El segundo museo hace homenaje a la puerta de Mileto. Una puerta concebida con talento que formaba parte de la muralla que protegía, de sus enemigos, a esta ciudad griega. Mileto llegó a constituirse en un centro próspero, poblado y poderoso con gran capacidad comercial sobre el mar Egeo.

La puerta es un impresionante portón de mármol de diecisiete metros de altura, hecha en el siglo II. Los alemanes descubrieron fragmentos inmortales de la puerta y, fueron ellos, un grupo de arqueólogos, perplejos, quienes la restauraron para recrear su historia.

El tercer museo exhibe un altar con más de dos mil años cumplidos desde que se fabricó manualmente. En la época antigua, el altar estaba situado sobre un podio que tenía la forma de una U. El arquitecto y arqueólogo alemán, Carl Humann, lo descubrió con su equipo de trabajo a finales del siglo XIX, dejando a su gente con la boca abierta y chorreando gotas de sudor. ¡Era un hallazgo sorprendente!

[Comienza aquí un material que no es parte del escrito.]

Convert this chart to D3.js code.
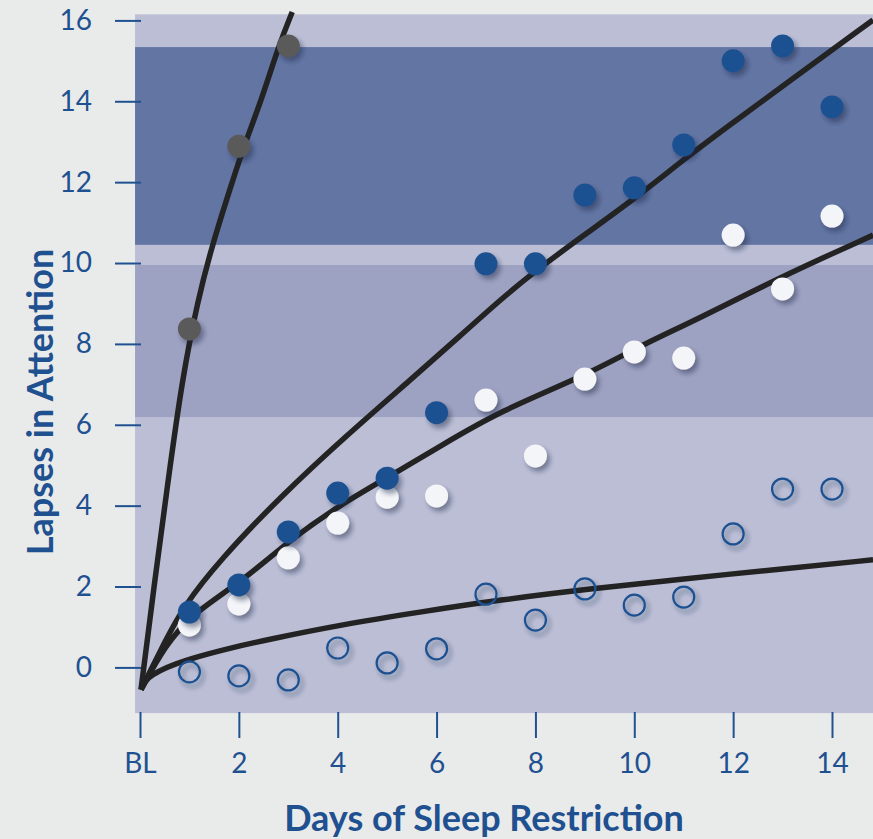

El altar se descubrió en Pérgamo, bonita ciudad de Grecia. Con los años, se transportó a Berlín para estudiarlo, restaurarlo y dar a los alemanes el gusto de posar los ojos sobre esta reliquia que llegó a jugar su rol en el imperio griego. En la Segunda Guerra Mundial, el altar recobró su importancia cuando la Alemania de Hitler decidió protegerla de los impactos de la guerra. Así se salvó de la destrucción absoluta.

El mundo tiene museos que hablan. Tiene museos que denuncian y gritan. Tiene museos de gran esplendor artístico. Aterrizar en ellos es conectarse con el saber de distintas culturas históricas y con las sociedades del futuro, resilientes y emprendedoras. Benditos sean estos centros del conocimiento.